→ EXERCISE BRIEF
Using the records that follow, reproduce exactly the lines starting at the line containing "Clone this chart in matplotlib." and ending at the line containing "yticks = [0, 500, 1000, 1500, 2000, 2500, 3000, 3500]". Include both end lines and no pictures.

Figure scripts:

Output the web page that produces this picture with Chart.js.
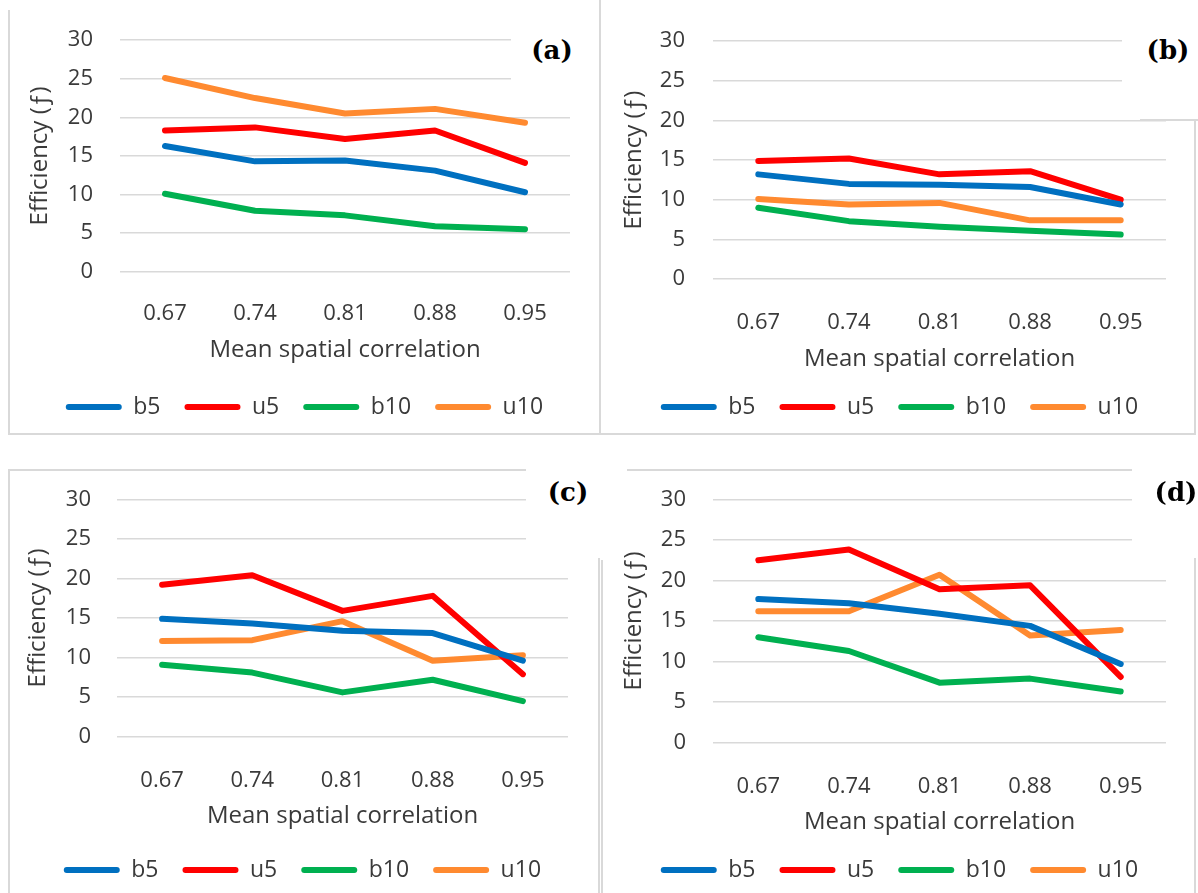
<!DOCTYPE html>
<html>
<head>
<meta charset="utf-8">
<script src="https://cdn.jsdelivr.net/npm/chart.js@4/dist/chart.umd.min.js"></script>
<style>
  body { margin:0; background:#fff; }
  #wrap { position:relative; width:1198px; height:893px; overflow:hidden; background:#fff; }
  #wrap canvas { position:absolute; }
  .ln { position:absolute; background:#d9d9d9; }
  .cover { position:absolute; background:#fff; }
  .tag { position:absolute; font:bold 26px "DejaVu Serif", serif; color:#000; transform:translate(-50%,-50%); white-space:nowrap; }
</style>
</head>
<body>
<div id="wrap">
  <canvas id="ca" width="590" height="440" style="left:10px;top:0px"></canvas>
  <canvas id="cb" width="592" height="440" style="left:603px;top:0px"></canvas>
  <canvas id="cc" width="590" height="446" style="left:10px;top:447px"></canvas>
  <canvas id="cd" width="592" height="446" style="left:603px;top:447px"></canvas>

  <!-- panel borders (left over from the cropped figure) -->
  <div class="ln" style="left:8px;top:10px;width:2px;height:425px"></div>
  <div class="ln" style="left:8px;top:433px;width:1187px;height:2px"></div>
  <div class="ln" style="left:599px;top:0px;width:2px;height:435px"></div>
  <div class="ln" style="left:1140px;top:119px;width:58px;height:2px"></div>
  <div class="ln" style="left:1194px;top:119px;width:2px;height:316px"></div>
  <div class="ln" style="left:8px;top:469px;width:518px;height:2px"></div>
  <div class="ln" style="left:8px;top:469px;width:2px;height:424px"></div>
  <div class="ln" style="left:598px;top:558px;width:2px;height:335px"></div>
  <div class="ln" style="left:627px;top:469px;width:505px;height:2px"></div>
  <div class="ln" style="left:601px;top:560px;width:2px;height:333px"></div>
  <div class="ln" style="left:1194px;top:558px;width:2px;height:335px"></div>

  <!-- white boxes behind the panel letters -->
  <div class="cover" style="left:511px;top:20px;width:86px;height:80px"></div>
  <div class="cover" style="left:1122px;top:20px;width:72px;height:98px"></div>
  <div class="cover" style="left:526px;top:472px;width:72px;height:86px"></div>
  <div class="cover" style="left:1132px;top:472px;width:62px;height:86px"></div>
  <div class="tag" style="left:552px;top:50px">(a)</div>
  <div class="tag" style="left:1168px;top:50px">(b)</div>
  <div class="tag" style="left:568px;top:492px">(c)</div>
  <div class="tag" style="left:1176px;top:492px">(d)</div>
</div>
<script>
// categories
const xLabels = ['0.67', '0.74', '0.81', '0.88', '0.95'];
const seriesNames = ['b5', 'u5', 'b10', 'u10'];
const seriesColors = ['#0070c0', '#ff0000', '#00b050', '#ff8a30'];

// (a)
const aB5  = [16.3, 14.3, 14.4, 13.1, 10.3];
const aU5  = [18.3, 18.7, 17.2, 18.3, 14.1];
const aB10 = [10.1, 7.9, 7.3, 5.9, 5.5];
const aU10 = [25.1, 22.5, 20.5, 21.1, 19.3];
// (b)
const bB5  = [13.2, 12.0, 11.9, 11.6, 9.4];
const bU5  = [14.9, 15.2, 13.2, 13.6, 10.0];
const bB10 = [9.0, 7.3, 6.6, 6.1, 5.6];
const bU10 = [10.1, 9.4, 9.6, 7.4, 7.4];
// (c)
const cB5  = [14.9, 14.3, 13.4, 13.1, 9.6];
const cU5  = [19.2, 20.4, 15.9, 17.8, 7.9];
const cB10 = [9.1, 8.1, 5.6, 7.2, 4.5];
const cU10 = [12.1, 12.2, 14.6, 9.6, 10.3];
// (d)
const dB5  = [17.7, 17.2, 15.9, 14.4, 9.7];
const dU5  = [22.5, 23.8, 18.9, 19.4, 8.1];
const dB10 = [13.0, 11.3, 7.4, 7.9, 6.3];
const dU10 = [16.2, 16.2, 20.7, 13.2, 13.9];

const yTicks = [0, 5, 10, 15, 20, 25, 30];

// where each panel sits on the page
var panels = [
  {id:'ca', x:10,  y:0,   w:590, h:440, L:120, R:570,  T:39,    B:271.7, tickY:306, titleY:350, legY:407, yTitleX:40,  yGap:27, data:[aB5, aU5, aB10, aU10]},
  {id:'cb', x:603, y:0,   w:592, h:440, L:713, R:1166, T:39,    B:279,   tickY:315, titleY:359, legY:407, yTitleX:634, yGap:28, data:[bB5, bU5, bB10, bU10]},
  {id:'cc', x:10,  y:447, w:590, h:446, L:117, R:568,  T:499.3, B:736.7, tickY:773, titleY:816, legY:870, yTitleX:38,  yGap:26, data:[cB5, cU5, cB10, cU10]},
  {id:'cd', x:603, y:447, w:592, h:446, L:713, R:1166, T:499.3, B:742.7, tickY:779, titleY:822, legY:870, yTitleX:634, yGap:27, data:[dB5, dU5, dB10, dU10]}
];

var font = '"Open Sans", sans-serif';
var txt = '#3a3a3a';
var legPad = 24, legFont = 23, tickFont = 22, titleFont = 24;

function makeChart(p){
  var boxLeft = p.yTitleX - 1.2;
  var yw = p.L - boxLeft;
  var legTop = p.legY - (legPad + legFont/2);
  var legH = legFont + legPad + 10;
  var hx = legTop - p.B;

  var datasets = seriesNames.map(function(name, i){
    return {
      label: name,
      data: p.data[i],
      borderColor: seriesColors[i],
      backgroundColor: seriesColors[i],
      borderWidth: 6,
      pointRadius: 0,
      pointHoverRadius: 0,
      tension: 0,
      borderCapStyle: 'round',
      borderJoinStyle: 'round'
    };
  });

  var config = {
    type: 'line',
    data: { labels: xLabels, datasets: datasets },
    options: {
      responsive: false,
      animation: false,
      layout: {
        padding: { left: boxLeft - p.x, right: p.x + p.w - p.R, top: p.T - p.y, bottom: p.y + p.h - (legTop + legH) }
      },
      plugins: {
        tooltip: { enabled: false },
        legend: {
          position: 'bottom',
          labels: {
            color: txt,
            font: { family: font, size: legFont },
            boxWidth: 56,
            boxHeight: 6,
            padding: legPad,
            useBorderRadius: true,
            borderRadius: 3,
            generateLabels: function(chart){
              return Chart.defaults.plugins.legend.labels.generateLabels(chart).map(function(l){
                l.lineWidth = 0;
                return l;
              });
            }
          }
        }
      },
      scales: {
        x: {
          offset: true,
          grid: { display: false },
          border: { display: false },
          ticks: { color: txt, font: { family: font, size: tickFont }, padding: p.tickY - p.B - tickFont*1.2/2, maxRotation: 0 },
          title: { display: true, text: 'Mean spatial correlation', color: txt,
                   font: { family: font, size: titleFont, lineHeight: 1 },
                   padding: { top: 0, bottom: legTop - titleFont/2 - p.titleY } },
          afterFit: function(s){ s.height = hx; }
        },
        y: {
          min: 0, max: 30,
          afterBuildTicks: function(s){ s.ticks = yTicks.map(function(v){ return {value: v}; }); },
          grid: { color: '#d9d9d9', lineWidth: 1.5, drawTicks: false },
          border: { display: false },
          ticks: { color: txt, font: { family: font, size: tickFont }, padding: p.yGap },
          title: { display: true, text: 'Efficiency (ƒ)', color: txt,
                   font: { family: font, size: 24, lineHeight: 0.1 }, padding: 0 },
          afterFit: function(s){ s.width = yw; }
        }
      }
    }
  };
  return new Chart(document.getElementById(p.id).getContext('2d'), config);
}

panels.forEach(makeChart);
</script>
</body>
</html>
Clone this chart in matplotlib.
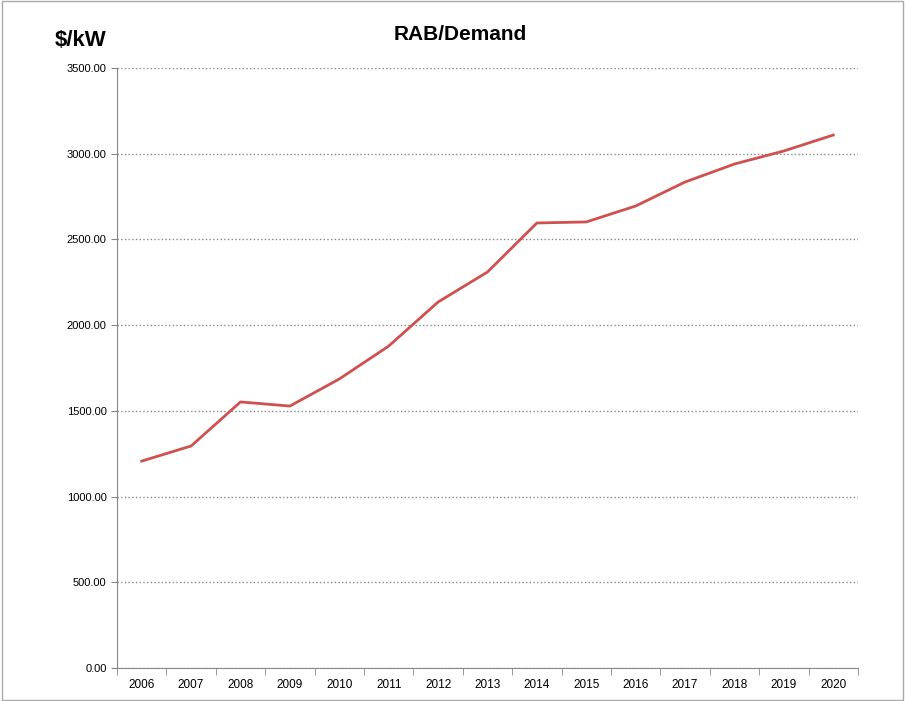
import matplotlib
matplotlib.use("Agg")
import matplotlib.pyplot as plt

years = [str(y) for y in range(2006, 2021)]
values = [1207, 1295, 1552, 1528, 1686, 1878, 2135, 2310, 2596, 2602, 2695, 2835, 2940, 3016, 3109]
yticks = [0, 500, 1000, 1500, 2000, 2500, 3000, 3500]

plt.rcParams['font.family'] = ['Liberation Sans', 'DejaVu Sans']
fig = plt.figure(figsize=(9.05, 7.01), dpi=100)
ax = fig.add_axes([117/905, 1-668/701, (858-117)/905, 600/701])
x = list(range(len(years)))
ax.plot(x, values, color='#d05050', lw=2)
ax.set_xlim(-0.5, len(years)-0.5)
ax.set_ylim(0, 3500)
ax.set_yticks(yticks)
ax.set_yticklabels([f"{v:.2f}" for v in yticks], fontsize=8)
ax.set_xticks(x)
ax.set_xticklabels(years, fontsize=8.5)
ax.set_xticks([i-0.5 for i in range(len(years)+1)], minor=True)
ax.tick_params(axis='x', which='major', length=0, pad=8)
ax.tick_params(axis='x', which='minor', length=5, color='#888')
ax.tick_params(axis='y', length=4, color='#888')
ax.grid(axis='y', color='#888', ls=':', lw=1)
for s in ['top', 'right']:
    ax.spines[s].set_visible(False)
for s in ['left', 'bottom']:
    ax.spines[s].set_color('#888')
fig.text(460/905, 1-35/701, "RAB/Demand", fontsize=15, fontweight='bold', ha='center', va='center')
fig.text(55/905, 1-40/701, "$/kW", fontsize=16, fontweight='bold', ha='left', va='center')
fig.patches.append(plt.Rectangle((0.002, 0.002), 0.996, 0.996, transform=fig.transFigure,
                                 fill=False, ec='#aaa', lw=1))
fig.savefig("out.png", dpi=100)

→ RESULT OF THIS TASK
Clone this chart in matplotlib.
import matplotlib
matplotlib.use("Agg")
import matplotlib.pyplot as plt

years = [str(y) for y in range(2006, 2021)]
values = [1207, 1295, 1552, 1528, 1686, 1878, 2135, 2310, 2596, 2602, 2695, 2835, 2940, 3016, 3109]
yticks = [0, 500, 1000, 1500, 2000, 2500, 3000, 3500]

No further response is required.